W wydanym przez Petrykowskie muzeum albumie - wg pomysłu i pod redakcją Wojciecha Siemiona „In & Out” (do siebie i od siebie) - pojawiła się z kolei surowa, mało nam znana Alaska. We wstępie do tego albumu Wojciech Siemion przytacza wypowiedzi Materniaka, w tym słowa: Życie jest zbyt ważne, zbyt krótkie, żeby je zmarnować, a życie to droga. (...) Gdyby nie ciekawość „co jest za tą górką” - pewnie do dzisiaj człowiek siedziałby na drzewie, jak jego pra- pra-...”.
Album ten (2010) jest wersją poetycką - dosłownie. Fotografie przetykane są pięknymi, mądrymi wierszami poetek Doroty Jaworskiej i Małgorzaty Żureckiej, które związane były z Wojciechem Siemionem i Petrykozami („Jestem sługą poetów” - podkreślał Wojciech w czasie Warszawskich Jesieni Poezji).

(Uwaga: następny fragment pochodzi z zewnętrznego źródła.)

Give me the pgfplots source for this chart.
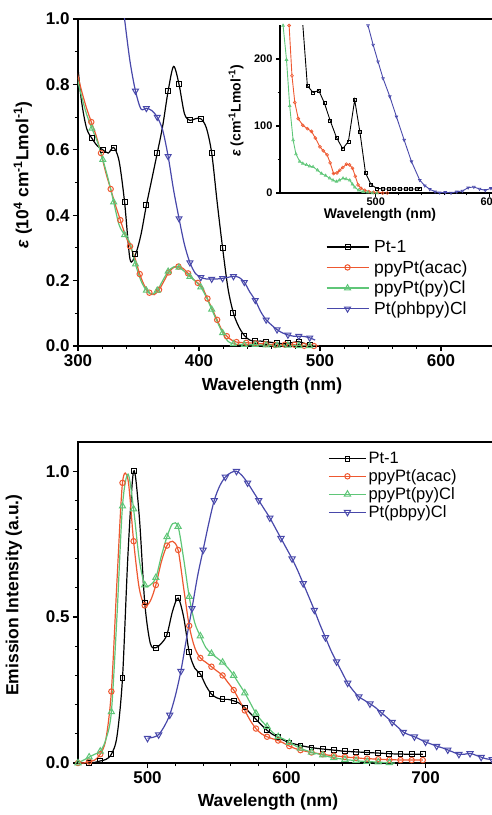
\documentclass[border=0pt]{standalone}
\usepackage{pgfplots}
\pgfplotsset{compat=1.18}
\usepackage{fontspec}
\setmainfont{Liberation Sans}
\definecolor{cred}{RGB}{238,88,48}
\definecolor{cgreen}{RGB}{95,198,120}
\definecolor{cblue}{RGB}{72,72,170}
\newcommand{\fs}[1]{\fontsize{#1}{#1}\selectfont}

\pgfplotsset{
  orig/.style={
    scale only axis, anchor=south west,
    tick align=outside, tick pos=left,
    axis line style={line width=1.6pt},
    major tick length=5pt, minor tick length=3pt,
    every tick/.append style={line width=1.2pt, black},
    every minor tick/.append style={line width=1.0pt, black},
    tick label style={font=\fs{17}\bfseries},
    label style={font=\fs{17.5}\bfseries},
    /pgf/number format/assume math mode=true,
    legend cell align=left,
    legend image code/.code={\draw[##1,mark repeat=2,mark phase=2]
      plot coordinates {(0pt,0pt) (21pt,0pt) (42pt,0pt)};},
  },
  sblack/.style={black, line width=1.2pt, smooth, mark=square, mark size=2.5pt, mark options={fill=white, solid, line width=1pt}},
  sred/.style={cred, line width=1.2pt, smooth, mark=o, mark size=2.7pt, mark options={fill=white, solid, line width=1pt}},
  sgreen/.style={cgreen, line width=1.2pt, smooth, mark=triangle, mark size=3.4pt, mark options={fill=white, solid, line width=1pt}},
  sblue/.style={cblue, line width=1.2pt, smooth, mark=triangle, mark size=3.4pt, mark options={fill=white, solid, rotate=180, line width=1pt}},
}

\begin{document}
\begin{tikzpicture}
\useasboundingbox (0,0) rectangle (492pt,815pt);

% ---------------- absorption ----------------
\begin{axis}[orig,
  at={(78pt,469pt)}, width=423.5pt, height=327pt,
  xmin=300, xmax=650, ymin=0, ymax=1,
  xtick={300,400,500,600}, minor x tick num=4,
  ytick={0,0.2,0.4,0.6,0.8,1.0}, minor y tick num=1,
  yticklabel style={/pgf/number format/.cd, fixed, fixed zerofill, precision=1},
  xlabel={Wavelength (nm)},
  xlabel style={at={(axis description cs:0.458,0)}, anchor=center, yshift=-40pt},
  ylabel={\textit{ε} (10\textsuperscript{4} cm\textsuperscript{-1}Lmol\textsuperscript{-1})},
  ylabel style={at={(axis description cs:-0.130,0.523)}, anchor=center},
  legend style={at={(axis description cs:0.585,0.33)}, anchor=north west,
    draw=none, fill=none, font=\fs{17.5}, row sep=2.5pt, inner sep=0pt,
    /tikz/every odd column/.append style={column sep=3pt}},
]
\addplot[sblack, mark repeat=2, mark phase=3] table[row sep=\\]{
298 0.93\\302.5 0.76\\307 0.667\\311.5 0.635\\316 0.612\\320.5 0.60\\325 0.59\\329.5 0.607\\334 0.565\\338.5 0.44\\343 0.265\\347.5 0.28\\352 0.34\\356.5 0.43\\361 0.51\\365.5 0.59\\370 0.673\\374.5 0.78\\379 0.855\\383.5 0.80\\388 0.71\\392.5 0.69\\397 0.695\\401.5 0.695\\406 0.668\\410.5 0.59\\415 0.44\\419.5 0.30\\424 0.175\\428.5 0.10\\433 0.058\\437.5 0.032\\442 0.018\\446.5 0.015\\451 0.015\\455.5 0.013\\460 0.011\\464.5 0.009\\469 0.007\\473.5 0.008\\478 0.011\\482.5 0.013\\487 0.008\\491.5 0.003\\496 0.001\\
};
\addlegendentry{Pt-1}
\addplot[sred, mark repeat=2, mark phase=3] table[row sep=\\]{
299 0.84\\303 0.78\\307 0.728\\311 0.685\\315 0.643\\319 0.59\\323 0.53\\327 0.48\\331 0.43\\335 0.385\\339 0.34\\343 0.305\\347 0.27\\351 0.22\\355 0.184\\359 0.163\\363 0.157\\367 0.172\\371 0.198\\375 0.225\\379 0.24\\383 0.243\\387 0.237\\391 0.222\\395 0.205\\399 0.193\\403 0.177\\407 0.145\\411 0.112\\415 0.08\\419 0.048\\423 0.03\\427 0.018\\431 0.012\\435 0.0105\\439 0.0098\\443 0.0092\\447 0.008\\451 0.007\\455 0.006\\459 0.005\\463 0.003\\467 0.0033\\471 0.004\\475 0.0043\\479 0.0037\\483 0.002\\487 0.0007\\491 0\\495 0\\499 0\\
};
\addlegendentry{ppyPt(acac)}
\addplot[sgreen, mark repeat=2, mark phase=3] table[row sep=\\]{
298 0.84\\302.5 0.77\\307 0.71\\311.5 0.665\\316 0.625\\320.5 0.57\\325 0.51\\329.5 0.44\\334 0.37\\338.5 0.34\\343 0.315\\347.5 0.25\\352 0.2\\356.5 0.17\\361 0.158\\365.5 0.17\\370 0.2\\374.5 0.228\\379 0.242\\383.5 0.24\\388 0.228\\392.5 0.212\\397 0.198\\401.5 0.18\\406 0.15\\410.5 0.112\\415 0.075\\419.5 0.04\\424 0.014\\428.5 0.0065\\433 0.0047\\437.5 0.0043\\442 0.004\\446.5 0.0037\\451 0.003\\455.5 0.0027\\460 0.0022\\464.5 0.0017\\469 0.002\\473.5 0.0021\\478 0.0018\\482.5 0.0006\\487 0.0002\\491.5 0\\496 0\\
};
\addlegendentry{ppyPt(py)Cl}
\addplot[sblue, mark repeat=2, mark phase=3] table[row sep=\\]{
334 1.15\\338.5 1.0\\343 0.87\\347.5 0.78\\352 0.725\\356.5 0.727\\361 0.72\\365.5 0.70\\370 0.66\\374.5 0.58\\379 0.477\\383.5 0.39\\388 0.31\\392.5 0.255\\397 0.222\\401.5 0.21\\406 0.205\\410.5 0.205\\415 0.205\\419.5 0.207\\424 0.21\\428.5 0.213\\433 0.21\\437.5 0.195\\442 0.165\\446.5 0.14\\451 0.105\\455.5 0.08\\460 0.064\\464.5 0.05\\469 0.04\\473.5 0.034\\478 0.03\\482.5 0.03\\487 0.029\\491.5 0.025\\496 0.018\\
};
\addlegendentry{Pt(phbpy)Cl}
\end{axis}

% ---------------- inset ----------------
\begin{axis}[orig,
  at={(280pt,622pt)}, width=232.6pt, height=167.5pt,
  xmin=416, xmax=620, ymin=0, ymax=250,
  axis x line*=bottom, axis y line*=left,
  axis line style={-, line width=1.3pt},
  major tick length=4pt, minor tick length=2.5pt,
  xtick={500,600}, minor x tick num=4,
  ytick={0,100,200}, minor y tick num=1,
  tick label style={font=\fs{11}\bfseries},
  xticklabel style={yshift=3pt},
  xlabel={Wavelength (nm)},
  xlabel style={at={(axis description cs:0.43,0)}, anchor=center, yshift=-22pt, font=\fs{14}\bfseries},
  ylabel={\textit{ε} (cm\textsuperscript{-1}Lmol\textsuperscript{-1})},
  ylabel style={at={(axis description cs:-0.189,0.49)}, anchor=center, font=\fs{14}\bfseries},
]
\addplot[black, line width=0.9pt, mark=square, mark size=1.5pt, mark options={fill=white, line width=0.6pt}] table[row sep=\\]{
433 320\\440 160\\445 150\\450 153\\455 134\\460 108\\465.5 83\\471 66\\476 77\\481.5 139\\486 92\\491 30\\496 12\\501 7\\506 6\\511 6\\516 6\\521 6\\526 6\\531 6\\536 6\\539 7\\
};
\addplot[cred, line width=0.9pt, mark=o, mark size=1.5pt, mark options={fill=white, line width=0.6pt}] table[row sep=\\]{
421 330\\424 250\\426.5 175\\429 135\\432 111\\436 101\\440 96\\443.6 92\\447 82\\451 69\\454 63\\457.3 57\\460 45\\463 29\\466 30\\468.4 34\\471 38\\474.3 43\\477 42\\479.6 37\\482 25\\484.5 12\\487 7\\490.4 4\\494 2\\498 1\\502 1\\506 0\\510 0\\
};
\addplot[cgreen, line width=0.9pt, mark=triangle, mark size=1.6pt, mark options={fill=white, line width=0.6pt}] table[row sep=\\]{
416 330\\418.7 250\\421.7 199\\424.5 130\\427.5 79\\430 58\\433.3 47\\436 44\\439.2 42\\442 40\\445 39\\449 34\\452.4 29\\456 26\\459.6 22\\462.5 19\\465.5 17\\468 19\\471.3 22\\474 21\\477.2 19\\479.5 13\\481.6 8.5\\485 4\\489 2\\493 1\\497 0\\501 0\\
};
\addplot[cblue, line width=0.9pt, mark=triangle, mark size=1.6pt, mark options={fill=white, rotate=180, line width=0.6pt}] table[row sep=\\]{
490 290\\493.2 250\\497.7 221\\502 196\\506.4 171\\512.3 144\\518.1 114\\524.9 79\\531.3 47\\538.6 19\\543 11\\547.4 5.5\\552 2\\556 0.5\\561 1\\566 0\\571 2\\576 3\\581 8\\586 9\\591 6\\596 4\\601 7\\606 5\\611 3\\616 4\\620 3\\
};
\end{axis}

% ---------------- emission ----------------
\begin{axis}[orig,
  at={(78pt,52pt)}, width=424pt, height=321pt,
  xmin=450, xmax=755, ymin=0, ymax=1.1,
  xtick={500,600,700}, minor x tick num=4,
  ytick={0,0.5,1.0}, minor y tick num=4,
  yticklabel style={/pgf/number format/.cd, fixed, fixed zerofill, precision=1},
  xlabel={Wavelength (nm)},
  xlabel style={at={(axis description cs:0.448,0)}, anchor=center, yshift=-39pt},
  ylabel={Emission Intensity (a.u.)},
  ylabel style={at={(axis description cs:-0.151,0.523)}, anchor=center},
  legend image code/.code={\draw[#1,mark repeat=2,mark phase=2]
      plot coordinates {(0pt,0pt) (18.5pt,0pt) (37pt,0pt)};},
  legend style={at={(axis description cs:0.59,0.975)}, anchor=north west,
    draw=none, fill=none, font=\fs{16.5}, row sep=0.5pt, inner sep=0pt},
]
\addplot[sblack, mark repeat=2, mark size=2.4pt] table[row sep=\\]{
458 0.0\\462 0.002\\466 0.007\\470 0.012\\474 0.03\\478 0.09\\482 0.29\\486 0.72\\490 1.0\\494 0.85\\498 0.55\\502 0.41\\506 0.395\\510 0.41\\514 0.44\\518 0.52\\522 0.565\\526 0.50\\530 0.38\\534 0.325\\538 0.305\\542 0.265\\546 0.236\\550 0.223\\554 0.218\\558 0.218\\562 0.213\\566 0.205\\570 0.19\\574 0.17\\578 0.15\\582 0.13\\586 0.112\\590 0.098\\594 0.088\\598 0.078\\602 0.07\\606 0.065\\610 0.06\\614 0.056\\618 0.053\\622 0.05\\626 0.048\\630 0.046\\634 0.044\\638 0.042\\642 0.04\\646 0.039\\650 0.038\\654 0.037\\658 0.036\\662 0.035\\666 0.034\\670 0.033\\674 0.032\\678 0.031\\682 0.031\\686 0.03\\690 0.03\\694 0.03\\698 0.03\\
};
\addlegendentry{Pt-1}
\addplot[sred, mark repeat=2] table[row sep=\\]{
450 0.0\\454 0.0\\458 0.005\\462 0.01\\466 0.03\\470 0.08\\474 0.245\\478 0.62\\482 0.96\\486 0.97\\490 0.76\\494 0.6\\498 0.54\\502 0.555\\506 0.61\\510 0.69\\514 0.745\\518 0.76\\522 0.73\\526 0.6\\530 0.47\\534 0.395\\538 0.36\\542 0.345\\546 0.33\\550 0.315\\554 0.3\\558 0.275\\562 0.25\\566 0.215\\570 0.18\\574 0.145\\578 0.118\\582 0.1\\586 0.09\\590 0.083\\594 0.077\\598 0.068\\602 0.058\\606 0.05\\610 0.044\\614 0.04\\618 0.036\\622 0.033\\626 0.03\\630 0.027\\634 0.025\\638 0.023\\642 0.021\\646 0.019\\650 0.018\\654 0.016\\658 0.015\\662 0.014\\666 0.013\\670 0.012\\674 0.011\\678 0.011\\682 0.01\\686 0.01\\690 0.01\\694 0.01\\698 0.01\\
};
\addlegendentry{ppyPt(acac)}
\addplot[sgreen, mark repeat=2, mark size=3.6pt] table[row sep=\\]{
450 0.0\\454 0.01\\458 0.02\\462 0.03\\466 0.04\\470 0.08\\474 0.175\\478 0.5\\482 0.88\\486 0.99\\490 0.87\\494 0.7\\498 0.61\\502 0.61\\506 0.635\\510 0.71\\514 0.775\\518 0.82\\522 0.81\\526 0.7\\530 0.57\\534 0.48\\538 0.435\\542 0.395\\546 0.375\\550 0.36\\554 0.345\\558 0.325\\562 0.3\\566 0.27\\570 0.24\\574 0.205\\578 0.17\\582 0.145\\586 0.125\\590 0.105\\594 0.09\\598 0.082\\602 0.07\\606 0.06\\610 0.05\\614 0.043\\618 0.037\\622 0.032\\626 0.027\\630 0.022\\634 0.018\\638 0.015\\642 0.012\\646 0.01\\650 0.008\\654 0.006\\658 0.005\\662 0.004\\666 0.003\\670 0.002\\674 0.001\\678 0.0\\
};
\addlegendentry{ppyPt(py)Cl}
\addplot[sblue, mark repeat=2, mark size=3.6pt] table[row sep=\\]{
500 0.085\\504 0.088\\508 0.097\\512 0.125\\516 0.165\\520 0.23\\524 0.315\\528 0.425\\532 0.53\\536 0.64\\540 0.73\\544 0.82\\548 0.9\\552 0.95\\556 0.98\\560 0.995\\564 1.0\\568 0.985\\572 0.96\\576 0.93\\580 0.9\\584 0.87\\588 0.84\\592 0.805\\596 0.77\\600 0.735\\604 0.7\\608 0.66\\612 0.615\\616 0.57\\620 0.524\\624 0.475\\628 0.43\\632 0.385\\636 0.347\\640 0.31\\644 0.274\\648 0.248\\652 0.227\\656 0.215\\660 0.203\\664 0.19\\668 0.173\\672 0.157\\676 0.14\\680 0.123\\684 0.106\\688 0.097\\692 0.09\\696 0.081\\700 0.072\\704 0.065\\708 0.058\\712 0.052\\716 0.045\\720 0.037\\724 0.03\\728 0.03\\732 0.033\\736 0.027\\740 0.02\\744 0.014\\748 0.012\\752 0.01\\
};
\addlegendentry{Pt(pbpy)Cl}
\end{axis}
\end{tikzpicture}
\end{document}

Zatem wystawa w krośnieńskiej bibliotece jest jednym z fragmentów ważnego dzieła fotografii Stanisława Materniaka, który urodził się i mieszka w Krośnie, emocjonalnie związany jest z Rymanowem, skąd pochodzą jego przodkowie. I w podrymanowskich Łazach pomieszkuje w starej, a cudnej chałupie, w której bywał i W. Siemion i został on członkiem założonego przez Gospodarza Stowarzyszenia Łazan.
Ukończył Politechnikę Warszawską (budownictwo, które jest jego zawodem - szef Krośnieńskiego Przedsiębiorstwa Budowlanego). Jego pasją są m.in. właśnie podróże, i dokumentowanie tych miejsc, które „przybliżają świat” (w tym cykle: „Ziemia Święta”, „Europa, Europa...”, „Chiny”). Wystawiał w galeriach w Polsce, a także na Słowacji. Jest członkiem „Fotoklubu” przy Krośnieńskim Domu Kultury. Wspiera - także materialnie - liczne akcje kulturalne środowiska, w tym wydawnictwa artystyczne. W Saloniku Krośnieńskiej Biblioteki Publicznej prezentował - niezależnie od wystawy o parkach narodowych USA - unikalne fotografie ze świętej Góry Athos, z komentarzem historyka sztuki Alojzym Cabałą.